Council’s agenda also includes:
- Approval of the city’s proposed Municipal Separate Storm Sewer System (MS4) program, a federally mandated stormwater pollution reduction initiative which will include a new fee for all property owners in Latrobe — including residential, commercial and industrial properties, both taxable and tax-exempt alike.
The amount for the fee has not yet been set, as the city’s consulting engineer, Gibson-Thomas Engineering Co. Inc., is still analyzing the data that will be used to determine the appropriate fee. It will be a flat rate for residential properties but based on impervious space for other properties.
Kansler said the program is set to go into effect Jan. 1.

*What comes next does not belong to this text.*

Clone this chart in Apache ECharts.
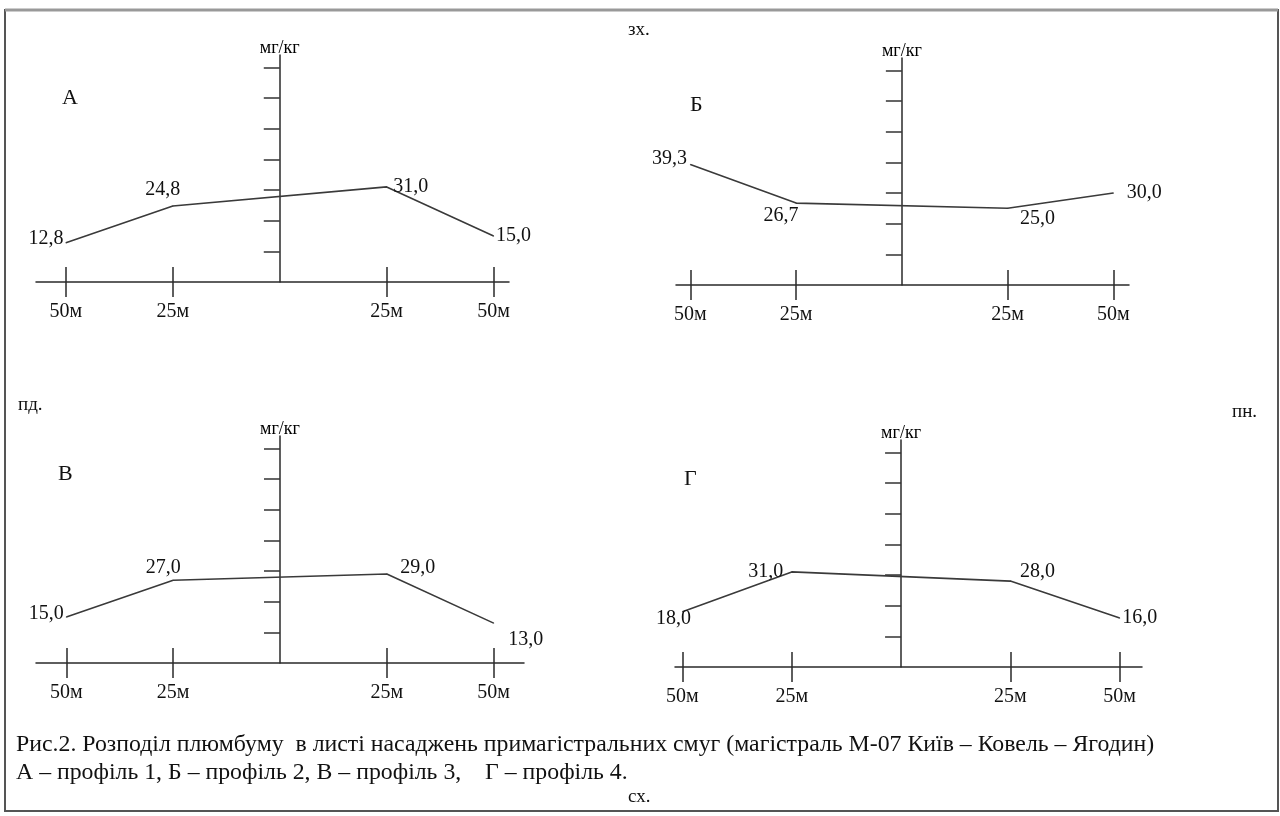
<!DOCTYPE html>
<html>
<head>
<meta charset="utf-8">
<script src="https://cdn.jsdelivr.net/npm/echarts@6/dist/echarts.min.js"></script>
<style>
  html, body { margin: 0; padding: 0; background: #fff; }
  #chart { width: 1280px; height: 816px; }
</style>
</head>
<body>
<div id="chart"></div>
<script>
// відстані від осі, м
var distances = [-50, -25, 25, 50];
var xTicks = [-50, -25, 25, 50];
var yTicks = [10, 20, 30, 40, 50, 60, 70];

// вміст плюмбуму, мг/кг
var profileA = [12.8, 24.8, 31.0, 15.0];
var profileB = [39.3, 26.7, 25.0, 30.0];
var profileV = [15.0, 27.0, 29.0, 13.0];
var profileG = [18.0, 31.0, 28.0, 16.0];

var panelNames = ['А', 'Б', 'В', 'Г'];

// розміщення панелей
var grids = [
    {left: 36, top: 55, width: 473, height: 227, xmin: -57, xmax: 53.6},
    {left: 676, top: 58, width: 453, height: 227, xmin: -53.4, xmax: 53.7},
    {left: 36, top: 436, width: 488, height: 227, xmin: -57.1, xmax: 57.1},
    {left: 675, top: 440, width: 467, height: 227, xmin: -51.7, xmax: 55.1}
];

// підписи значень
var labelPos = [
    [{position: 'left', distance: 2, offset: [0, -4]}, {position: 'top', distance: 6, offset: [-10, 0]},
     {position: 'right', distance: 6}, {position: 'right', distance: 2}],
    [{position: 'left', distance: 3, offset: [0, -6]}, {position: 'bottom', distance: 2, offset: [-15, 0]},
     {position: 'bottom', distance: 0, offset: [30, 0]}, {position: 'right', distance: 13}],
    [{position: 'left', distance: 2, offset: [0, -3]}, {position: 'top', distance: 2, offset: [-10, 0]},
     {position: 'right', distance: 13, offset: [0, -6]}, {position: 'right', distance: 14, offset: [0, 17]}],
    [{position: 'left', distance: 0, offset: [9, 7]}, {position: 'left', distance: 8},
     {position: 'right', distance: 9, offset: [0, -9]}, {position: 'right', distance: 2}]
];

var profiles = [profileA, profileB, profileV, profileG];
var FONT = '"Liberation Serif", "Times New Roman", serif';
var axisColor = '#2a2a2a';

var option = {
    backgroundColor: '#fff',
    animation: false,
    textStyle: {fontFamily: FONT},
    grid: [],
    xAxis: [],
    yAxis: [],
    series: [],
    graphic: []
};

grids.forEach(function (g, i) {
    option.grid.push({left: g.left, top: g.top, width: g.width, height: g.height});
    // основна вісь x
    option.xAxis.push({
        type: 'value', gridIndex: i, min: g.xmin, max: g.xmax, position: 'bottom',
        axisLine: {onZero: false, lineStyle: {color: axisColor, width: 1.5}},
        axisTick: {show: true, customValues: xTicks, length: 15, lineStyle: {color: axisColor, width: 1.5}},
        axisLabel: {customValues: xTicks, margin: 20, color: '#111', fontSize: 20, fontFamily: FONT,
            formatter: function (v) { return Math.abs(v) + 'м'; }},
        splitLine: {show: false}
    });
    // друга вісь x — ті самі поділки всередину
    option.xAxis.push({
        type: 'value', gridIndex: i, min: g.xmin, max: g.xmax, position: 'bottom',
        axisLine: {show: false, onZero: false},
        axisTick: {show: true, inside: true, customValues: xTicks, length: 15, lineStyle: {color: axisColor, width: 1.5}},
        axisLabel: {show: false},
        splitLine: {show: false}
    });
    option.yAxis.push({
        type: 'value', gridIndex: i, min: 0, max: 74,
        name: 'мг/кг', nameLocation: 'end', nameGap: -2,
        nameTextStyle: {color: '#000', fontSize: 18, fontFamily: FONT, align: 'center'},
        axisLine: {onZero: true, onZeroAxisIndex: i * 2, lineStyle: {color: axisColor, width: 1.5}},
        axisTick: {show: true, customValues: yTicks, length: 14, lineStyle: {color: '#333', width: 1.5}},
        axisLabel: {show: false},
        splitLine: {show: false}
    });
    option.yAxis.push({
        type: 'value', gridIndex: i, min: 0, max: 74,
        axisLine: {show: false, onZero: true, onZeroAxisIndex: i * 2 + 1},
        axisTick: {show: true, inside: true, customValues: yTicks, length: 16, lineStyle: {color: '#333', width: 1.5}},
        axisLabel: {show: false},
        splitLine: {show: false}
    });

    var vals = profiles[i];
    option.series.push({
        type: 'line', xAxisIndex: i * 2, yAxisIndex: i * 2,
        symbol: 'circle', symbolSize: 1, showSymbol: true,
        itemStyle: {color: '#3a3a3a'},
        lineStyle: {color: '#3a3a3a', width: 1.6},
        label: {show: true, color: '#111', fontSize: 20, fontFamily: FONT,
            formatter: function (p) { return p.value[1].toFixed(1).replace('.', ','); }},
        data: distances.map(function (d, k) {
            return {value: [d, vals[k]], label: labelPos[i][k]};
        })
    });
});

var txt = function (x, y, s, size, sx) {
    return {
        type: 'text', x: x, y: y, scaleX: sx || 1, z: 10,
        style: {text: s, x: 0, y: 0, fill: '#111', font: size + 'px ' + FONT, verticalAlign: 'middle'}
    };
};

option.graphic = [
    {type: 'rect', shape: {x: 5, y: 10, width: 1273, height: 801},
     style: {fill: 'none', stroke: '#555', lineWidth: 2}, z: 1},
    {type: 'line', shape: {x1: 5, y1: 10, x2: 1278, y2: 10},
     style: {stroke: '#999', lineWidth: 3}, z: 1},
    txt(628, 30, 'зх.', 19),
    txt(18, 405, 'пд.', 19),
    txt(1232, 412, 'пн.', 19),
    txt(628, 797, 'сх.', 19),
    txt(62, 98, panelNames[0], 22),
    txt(690, 105, panelNames[1], 22),
    txt(58, 474, panelNames[2], 22),
    txt(684, 479, panelNames[3], 22),
    txt(16, 745, 'Рис.2. Розподіл плюмбуму  в листі насаджень примагістральних смуг (магістраль М-07 Київ – Ковель – Ягодин)', 23.8),
    txt(16, 773, 'А – профіль 1, Б – профіль 2, В – профіль 3,    Г – профіль 4.', 23.8)
];

var chart = echarts.init(document.getElementById('chart'));
chart.setOption(option);
</script>
</body>
</html>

“We’ll roll it out in 2020 and start collecting fees,” he said;
- A salary ordinance covering several city employees who are not subject to the Latrobe’s collective bargaining agreement. Officials didn’t discuss specific salary amounts or raises yet, but noted that the ordinance likely will be up for approval either in December or January;
- Signing an agreement with West Penn Power accepting ownership of the electrical lines that run under city streets and service the new lamppost-style street lights around town. The loops that service those lights are now connected to city meters.
Mayor Rosie Wolford said West Penn Power has proven to be a “phenomenal” help, providing the city with information about the electrical systems which will prove invaluable to the city moving forward.
“We’re in really good shape. They did a tremendous job,” she said;
- Consideration to open a PA Invest account for the city’s Liquid Fuels funds through the state Treasury to address bookkeeping concerns and take advantage of higher interest rates than those typically available at banks. Councilman Ralph Jenko said he reviewed the proposal and saw no downsides or risks involved;
- Approval for renewal of the payroll services the city uses for its employees;
- A promotion and a new hire in the Latrobe Police Department, as noted by Latrobe Police Chief John Sleasman;
- Proclamations by Sleasman which will recognize several city police officers for their service.
In other business, city secretary and director of administration and finance Roxanne Shadron said that she got some additional information regarding findings for the city’s 2018 audit which she can share with council.
Council also entered into an executive session at the end of its agenda prep meeting Monday night to discuss matters of litigation, according to Kansler.